Thick smoke causes 'hazardous' air quality levels in Sydney

In an all too familiar warning this bushfire season, Sydney residents are being advised that a thick blanket of smoke has made air quality levels 'hazardous' today.

Much of coastal NSW is experiencing smoke haze on Tuesday after westerly winds pushed smoke toward the coast overnight and this morning.

Smoke has settled over the city of Sydney. It will continue to linger until temperatures rise later in the day.

The Rural Fire Service has noted that NSW is going through the longest and most widespread period of poor air quality in recorded history, worse than the 1994 Sydney bushfires and the Black Christmas fires in 2001/02.

Sydney has broken records for hazardous air pollution. Of the 25 days from November 11 to December 6, 17 registered hazardous air quality.
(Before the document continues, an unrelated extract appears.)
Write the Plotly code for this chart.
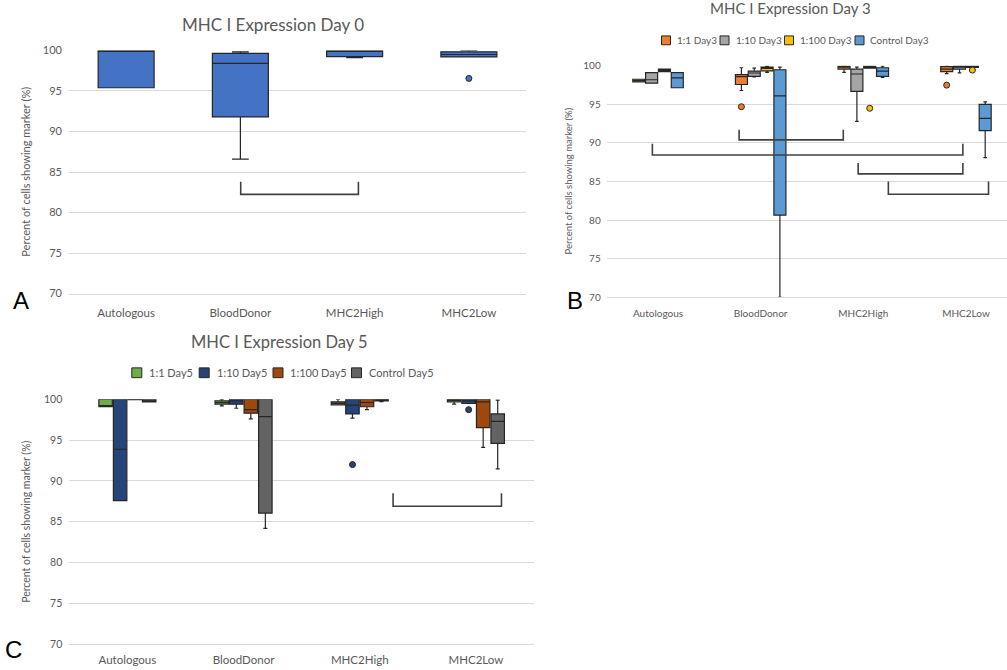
import plotly.graph_objects as go

W, H = 1007, 670

CATEGORIES = ["Autologous", "BloodDonor", "MHC2High", "MHC2Low"]
Y_TICKS = [70, 75, 80, 85, 90, 95, 100]

# ---- Day 0: one series per donor group -------------------------------------
d0_q1 = [95.4, 91.8, 99.23, 99.2]
d0_median = [100.0, 98.4, 99.9, 99.5]
d0_q3 = [100.0, 99.65, 100.0, 99.83]
d0_low = [95.4, 86.6, 99.1, 99.2]
d0_high = [100.0, 99.83, 100.0, 100.0]
d0_out_cat = [3]
d0_out_val = [96.55]

# ---- Day 3: four co-culture ratios -----------------------------------------
d3_names = ["1:1 Day3", "1:10 Day3", "1:100 Day3", "Control Day3"]
d3_q1 = [[97.92, 97.58, 99.58, 99.24],
         [97.75, 98.64, 96.7, 99.58],
         [99.24, 99.36, 99.7, 99.8],
         [97.16, 80.64, 98.64, 91.6]]
d3_median = [[98.1, 98.6, 99.83, 99.58],
             [98.2, 99.07, 98.94, 99.83],
             [99.4, 99.66, 99.83, 99.9],
             [98.43, 96.1, 99.32, 93.2]]
d3_q3 = [[98.26, 98.86, 99.96, 99.9],
         [99.11, 99.32, 99.58, 100.0],
         [99.58, 99.83, 99.96, 100.0],
         [99.11, 99.49, 99.75, 95.0]]
d3_low = [[97.92, 96.8, 99.15, 98.98],
          [97.75, 98.56, 92.8, 99.1],
          [99.24, 99.15, 99.7, 99.8],
          [97.16, 70.0, 98.5, 88.1]]
d3_high = [[98.26, 99.75, 100.0, 100.0],
           [99.11, 99.7, 99.83, 100.0],
           [99.58, 99.96, 100.0, 100.0],
           [99.11, 99.83, 99.96, 95.34]]
d3_out_series = [0, 2, 0, 2]
d3_out_cat = [1, 2, 3, 3]
d3_out_val = [94.7, 94.5, 97.5, 99.45]

# ---- Day 5 ---------------------------------------------------------------------
d5_names = ["1:1 Day5", "1:10 Day5", "1:100 Day5", "Control Day5"]
d5_q1 = [[99.1, 99.4, 99.32, 99.68],
         [87.6, 99.4, 98.2, 99.48],
         [99.95, 98.3, 99.08, 96.52],
         [99.68, 86.07, 99.8, 94.6]]
d5_median = [[99.1, 99.6, 99.5, 99.85],
             [93.88, 99.8, 99.28, 99.8],
             [100.0, 98.72, 99.6, 99.68],
             [99.8, 97.88, 99.9, 97.28]]
d5_q3 = [[100.0, 99.8, 99.68, 100.0],
         [100.0, 100.0, 100.0, 100.0],
         [100.0, 100.0, 100.0, 100.0],
         [100.0, 100.0, 100.0, 98.2]]
d5_low = [[99.1, 99.2, 99.32, 99.4],
          [87.6, 98.9, 97.7, 99.48],
          [99.95, 97.6, 98.72, 94.12],
          [99.68, 84.2, 99.7, 91.48]]
d5_high = [[100.0, 100.0, 100.0, 100.0],
           [100.0, 100.0, 100.0, 100.0],
           [100.0, 100.0, 100.0, 100.0],
           [100.0, 100.0, 100.0, 99.88]]
d5_out_series = [1, 1]
d5_out_cat = [2, 3]
d5_out_val = [92.0, 98.72]

# ---- significance brackets: (left, right, tip level, bar level) -----------------
d0_brackets = [(1.003, 2.033, 83.8, 82.25)]
d3_brackets = [(0.79, 1.805, 91.7, 90.4),
               (-0.055, 2.97, 89.9, 88.45),
               (1.95, 2.97, 87.4, 86.0),
               (2.244, 3.22, 85.0, 83.35)]
d5_brackets = [(2.287, 3.22, 88.5, 86.9)]

# ---- styling -----------------------------------------------------------------------
FONT = "Lato"
TXT = "#595959"
GRID = "#D9D9D9"
EDGE = "#262626"
BRACKET = "#404040"
D0_COLOR = "#4472C4"
D3_COLORS = ["#ED7D31", "#A5A5A5", "#FFC000", "#5B9BD5"]
D5_COLORS = ["#70AD47", "#264478", "#9E480E", "#636363"]


def px(x):
    return x / W


def py(y):
    return 1 - y / H


fig = go.Figure()


def add_boxes(xa, ya, q1, med, q3, lo, hi, colors, slot, width):
    n = len(q1)
    for k in range(n):
        off = (k - (n - 1) / 2) * slot
        xs = [i + off for i in range(len(CATEGORIES))]
        fig.add_trace(go.Box(
            x=xs, q1=q1[k], median=med[k], q3=q3[k],
            lowerfence=lo[k], upperfence=hi[k],
            width=width, fillcolor=colors[k],
            line=dict(color=EDGE, width=1.2), whiskerwidth=0.3,
            xaxis=xa, yaxis=ya, showlegend=False, hoverinfo="skip"))


def add_outliers(xa, ya, series, cats, vals, colors, slot, n):
    for s, c, v in zip(series, cats, vals):
        off = (s - (n - 1) / 2) * slot
        fig.add_trace(go.Scatter(
            x=[c + off], y=[v], mode="markers",
            marker=dict(color=colors[s], size=6, line=dict(color=EDGE, width=1)),
            xaxis=xa, yaxis=ya, showlegend=False, hoverinfo="skip"))


def add_brackets(xa, ya, brackets, lw):
    for x0, x1, tip, bar in brackets:
        fig.add_trace(go.Scatter(
            x=[x0, x0, x1, x1], y=[tip, bar, bar, tip], mode="lines",
            line=dict(color=BRACKET, width=lw),
            xaxis=xa, yaxis=ya, showlegend=False, hoverinfo="skip"))


# Panel A
add_boxes("x", "y", [d0_q1], [d0_median], [d0_q3], [d0_low], [d0_high],
          [D0_COLOR], 0, 0.49)
add_outliers("x", "y", [0] * len(d0_out_cat), d0_out_cat, d0_out_val, [D0_COLOR], 0, 1)
add_brackets("x", "y", d0_brackets, 1.6)

# Panel B
add_boxes("x2", "y2", d3_q1, d3_median, d3_q3, d3_low, d3_high, D3_COLORS, 0.125, 0.117)
add_outliers("x2", "y2", d3_out_series, d3_out_cat, d3_out_val, D3_COLORS, 0.125, 4)
add_brackets("x2", "y2", d3_brackets, 1.6)

# Panel C
add_boxes("x3", "y3", d5_q1, d5_median, d5_q3, d5_low, d5_high, D5_COLORS, 0.125, 0.116)
add_outliers("x3", "y3", d5_out_series, d5_out_cat, d5_out_val, D5_COLORS, 0.125, 4)
add_brackets("x3", "y3", d5_brackets, 1.6)


def xaxis_cfg(left, right, rng, size, standoff):
    return dict(domain=[px(left), px(right)], range=rng, tickvals=list(range(len(CATEGORIES))),
                ticktext=CATEGORIES, showgrid=False, zeroline=False, showline=True,
                linecolor=GRID, linewidth=1, ticks="", fixedrange=True,
                tickfont=dict(family=FONT, size=size, color=TXT), ticklabelstandoff=standoff)


def yaxis_cfg(top, bottom, xa, size, standoff):
    return dict(domain=[py(bottom), py(top)], range=[70, 100], tickvals=Y_TICKS,
                showgrid=True, gridcolor=GRID, gridwidth=1, zeroline=False, showline=False,
                ticks="", anchor=xa, fixedrange=True,
                tickfont=dict(family=FONT, size=size, color=TXT), ticklabelstandoff=standoff)


fig.update_layout(
    width=W, height=H, margin=dict(l=0, r=0, t=0, b=0),
    paper_bgcolor="white", plot_bgcolor="white", showlegend=False,
    boxmode="overlay",
    xaxis=xaxis_cfg(69, 526, [-0.5, 3.5], 11.5, 9),
    yaxis=yaxis_cfg(44.3, 292.3, "x", 11, 6),
    xaxis2=dict(xaxis_cfg(606.7, 1007, [-0.5, 3.40], 10, 7), anchor="y2"),
    yaxis2=yaxis_cfg(60, 296, "x2", 10, 5),
    xaxis3=dict(xaxis_cfg(69.3, 534, [-0.5, 3.5], 11.5, 5), anchor="y3"),
    yaxis3=yaxis_cfg(400, 650, "x3", 10.5, 6),
)
fig.layout.xaxis.anchor = "y"

ann = []


def text(x, y, s, size, color=TXT, family=FONT, angle=0, xanchor="center"):
    ann.append(dict(x=px(x), y=py(y), xref="paper", yref="paper", text=s, showarrow=False,
                    xanchor=xanchor, yanchor="middle", textangle=angle,
                    font=dict(family=family, size=size, color=color)))


# titles
text(273, 18, "MHC I Expression Day 0", 17)
text(790, 1, "MHC I Expression Day 3", 15)
text(279, 342, "MHC I Expression Day 5", 16.5)
# y-axis titles
YT = "Percent of cells showing marker (%)"
text(26, 168, YT, 11, angle=-90)
text(569, 178, YT, 9.5, angle=-90)
text(26, 525, YT, 10.5, angle=-90)
# panel letters
text(21, 299, "A", 24, color="black", family="Liberation Sans")
text(575, 299, "B", 24, color="black", family="Liberation Sans")
text(13, 655, "C", 24, color="black", family="Liberation Sans")

shapes = []


def legend(names, colors, sq_x, txt_x, y, sq, size):
    for name, col, sx, tx in zip(names, colors, sq_x, txt_x):
        shapes.append(dict(type="rect", xref="paper", yref="paper",
                           x0=px(sx - sq / 2), x1=px(sx + sq / 2),
                           y0=py(y + sq / 2), y1=py(y - sq / 2),
                           fillcolor=col, line=dict(color=EDGE, width=1)))
        text(tx, y, name, size, xanchor="left")


legend(d3_names, D3_COLORS, [666, 724.5, 789, 859.5], [675, 733.7, 797.7, 868.3], 34, 9, 10)
legend(d5_names, D5_COLORS, [136.8, 204.2, 278, 356.5], [147, 214.6, 288, 367], 373, 10, 11)

fig.update_layout(annotations=ann, shapes=shapes)

fig.write_html("out.html")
Sydney Airport said poor visibility is causing delays of up to 30 minutes, but said no flights have been cancelled. The airport is urging passengers to check with their airlines for further information.

A smoke alarm went off in the airport due to the smoke, but there were no evacuations and no further delays or cancellations as a result, a spokesman for the airport said.
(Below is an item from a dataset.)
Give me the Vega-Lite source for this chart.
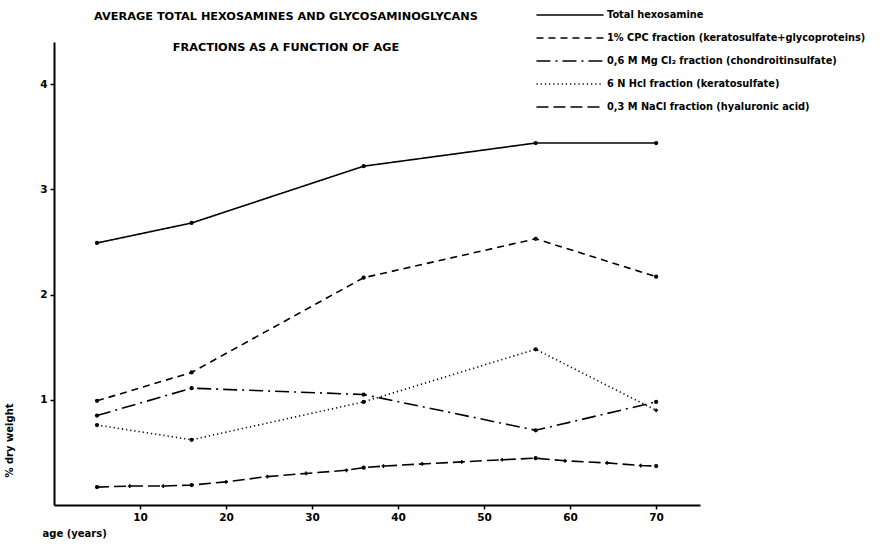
{
  "$schema": "https://vega.github.io/schema/vega-lite/v6.json",
  "autosize": {"type": "none"},
  "width": 646,
  "height": 463,
  "padding": {"left": 54, "top": 42, "right": 182, "bottom": 42},
  "background": "white",
  "config": {
    "font": "DejaVu Sans",
    "view": {"stroke": null},
    "axis": {"grid": false, "domainColor": "black", "domainWidth": 2, "tickColor": "black", "tickWidth": 1.5, "tickSize": 4, "labelFont": "DejaVu Sans", "labelFontWeight": "bold", "labelFontSize": 10.5, "labelColor": "black", "titleFont": "DejaVu Sans", "titleFontWeight": "bold", "titleFontSize": 10, "titleColor": "black"}
  },
  "title": {
    "text": ["AVERAGE  TOTAL  HEXOSAMINES AND  GLYCOSAMINOGLYCANS", "FRACTIONS  AS  A  FUNCTION  OF  AGE"],
    "font": "DejaVu Sans",
    "fontSize": 11.3,
    "fontWeight": "bold",
    "color": "black",
    "anchor": "middle",
    "frame": "group",
    "dx": -91,
    "offset": 0,
    "lineHeight": 31,
    "baseline": "top",
    "dy": 46
  },
  "data": {"values": [
    {"series": "Total hexosamine", "age": 5, "value": 2.49, "marker": "dot"},
    {"series": "Total hexosamine", "age": 16, "value": 2.68, "marker": "dot"},
    {"series": "Total hexosamine", "age": 36, "value": 3.22, "marker": "dot"},
    {"series": "Total hexosamine", "age": 56, "value": 3.44, "marker": "dot"},
    {"series": "Total hexosamine", "age": 70, "value": 3.44, "marker": "dot"},
    {"series": "1% CPC fraction (keratosulfate+glycoproteins)", "age": 5, "value": 0.99, "marker": "dot"},
    {"series": "1% CPC fraction (keratosulfate+glycoproteins)", "age": 16, "value": 1.26, "marker": "dot"},
    {"series": "1% CPC fraction (keratosulfate+glycoproteins)", "age": 36, "value": 2.16, "marker": "dot"},
    {"series": "1% CPC fraction (keratosulfate+glycoproteins)", "age": 56, "value": 2.53, "marker": "dot"},
    {"series": "1% CPC fraction (keratosulfate+glycoproteins)", "age": 70, "value": 2.17, "marker": "dot"},
    {"series": "0,6 M  Mg  Cl₂ fraction (chondroitinsulfate)", "age": 5, "value": 0.85, "marker": "dot"},
    {"series": "0,6 M  Mg  Cl₂ fraction (chondroitinsulfate)", "age": 16, "value": 1.11, "marker": "dot"},
    {"series": "0,6 M  Mg  Cl₂ fraction (chondroitinsulfate)", "age": 36, "value": 1.05, "marker": "dot"},
    {"series": "0,6 M  Mg  Cl₂ fraction (chondroitinsulfate)", "age": 56, "value": 0.71, "marker": "dot"},
    {"series": "0,6 M  Mg  Cl₂ fraction (chondroitinsulfate)", "age": 70, "value": 0.98, "marker": "dot"},
    {"series": "6 N  Hcl  fraction (keratosulfate)", "age": 5, "value": 0.76, "marker": "dot"},
    {"series": "6 N  Hcl  fraction (keratosulfate)", "age": 16, "value": 0.62, "marker": "dot"},
    {"series": "6 N  Hcl  fraction (keratosulfate)", "age": 36, "value": 0.98, "marker": "dot"},
    {"series": "6 N  Hcl  fraction (keratosulfate)", "age": 56, "value": 1.48, "marker": "dot"},
    {"series": "6 N  Hcl  fraction (keratosulfate)", "age": 70, "value": 0.9, "marker": "plus"},
    {"series": "0,3 M  NaCl fraction (hyaluronic acid)", "age": 5, "value": 0.17, "marker": "dot"},
    {"series": "0,3 M  NaCl fraction (hyaluronic acid)", "age": 8.8, "value": 0.18, "marker": "plus"},
    {"series": "0,3 M  NaCl fraction (hyaluronic acid)", "age": 12.7, "value": 0.18, "marker": "plus"},
    {"series": "0,3 M  NaCl fraction (hyaluronic acid)", "age": 16, "value": 0.19, "marker": "dot"},
    {"series": "0,3 M  NaCl fraction (hyaluronic acid)", "age": 20, "value": 0.22, "marker": "plus"},
    {"series": "0,3 M  NaCl fraction (hyaluronic acid)", "age": 24.8, "value": 0.27, "marker": "plus"},
    {"series": "0,3 M  NaCl fraction (hyaluronic acid)", "age": 29.3, "value": 0.3, "marker": "plus"},
    {"series": "0,3 M  NaCl fraction (hyaluronic acid)", "age": 34, "value": 0.33, "marker": "plus"},
    {"series": "0,3 M  NaCl fraction (hyaluronic acid)", "age": 36, "value": 0.355, "marker": "dot"},
    {"series": "0,3 M  NaCl fraction (hyaluronic acid)", "age": 38.3, "value": 0.37, "marker": "plus"},
    {"series": "0,3 M  NaCl fraction (hyaluronic acid)", "age": 42.8, "value": 0.39, "marker": "plus"},
    {"series": "0,3 M  NaCl fraction (hyaluronic acid)", "age": 47.4, "value": 0.41, "marker": "plus"},
    {"series": "0,3 M  NaCl fraction (hyaluronic acid)", "age": 52.1, "value": 0.43, "marker": "plus"},
    {"series": "0,3 M  NaCl fraction (hyaluronic acid)", "age": 56, "value": 0.445, "marker": "dot"},
    {"series": "0,3 M  NaCl fraction (hyaluronic acid)", "age": 59.4, "value": 0.42, "marker": "plus"},
    {"series": "0,3 M  NaCl fraction (hyaluronic acid)", "age": 64.3, "value": 0.4, "marker": "plus"},
    {"series": "0,3 M  NaCl fraction (hyaluronic acid)", "age": 68.2, "value": 0.375, "marker": "plus"},
    {"series": "0,3 M  NaCl fraction (hyaluronic acid)", "age": 70, "value": 0.37, "marker": "dot"}
  ]},
  "encoding": {
    "x": {"field": "age", "type": "quantitative", "scale": {"domain": [0, 75.1], "nice": false, "zero": false},
      "axis": {"values": [10, 20, 30, 40, 50, 60, 70], "title": "age (years)", "titleAnchor": "start", "titleAlign": "left", "titleX": -12, "titleY": 23, "labelPadding": 3}},
    "y": {"field": "value", "type": "quantitative", "scale": {"domain": [0, 4.4], "nice": false},
      "axis": {"values": [1, 2, 3, 4], "title": "% dry weight", "titleX": -40, "titleY": 398, "titleAngle": 270, "labelPadding": 3}}
  },
  "layer": [
    {
      "mark": {"type": "line", "color": "black", "strokeWidth": 1.6},
      "encoding": {
        "detail": {"field": "series"},
        "strokeDash": {"field": "series", "type": "nominal",
          "scale": {
            "domain": ["Total hexosamine", "1% CPC fraction (keratosulfate+glycoproteins)", "0,6 M  Mg  Cl₂ fraction (chondroitinsulfate)", "6 N  Hcl  fraction (keratosulfate)", "0,3 M  NaCl fraction (hyaluronic acid)"],
            "range": [[1, 0], [7, 5], [14, 5, 2, 5], [1.2, 3], [12, 5]]
          },
          "legend": {
            "title": null, "orient": "none", "legendX": 508, "legendY": -35,
            "symbolType": "M-5,0H5", "symbolSize": 180, "symbolStrokeColor": "black", "symbolStrokeWidth": 1.6, "symbolFillColor": "transparent",
            "labelFont": "DejaVu Sans", "labelFontWeight": "bold", "labelFontSize": 9.8, "labelColor": "black",
            "labelOffset": 29, "rowPadding": 10, "labelLimit": 400
          }
        }
      }
    },
    {
      "transform": [{"filter": "datum.marker == 'dot'"}],
      "mark": {"type": "point", "filled": true, "color": "black", "size": 18, "opacity": 1}
    },
    {
      "transform": [{"filter": "datum.marker == 'plus'"}],
      "mark": {"type": "point", "shape": "cross", "filled": true, "color": "black", "size": 14, "opacity": 1}
    }
  ]
}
Bushfire smoke is also seeping into office buildings in the city and beyond causing smoke alarms to go off and prompting evacuations - including at the Rural Fire Service HQ and the Sydney Morning Herald.

Severe fire danger is forecast the Greater Sydney, Illawarra/Shoalhaven and Hunter regions.

Firefighters are preparing to tackle high temperatures and windy conditions this afternoon.

A total fire is also in place across the region.

People with heart or lung disease, breathing issues, older adults, and children should avoid exercising outdoors and stay inside.

The advice is to rest and use reliever medicine if you get smoke-related symptoms and if they persist, seek medical advice.

The smoke is expected to linger until later in the day.

The worst air quality is in south-west Sydney, north-west Sydney and the Central Coast.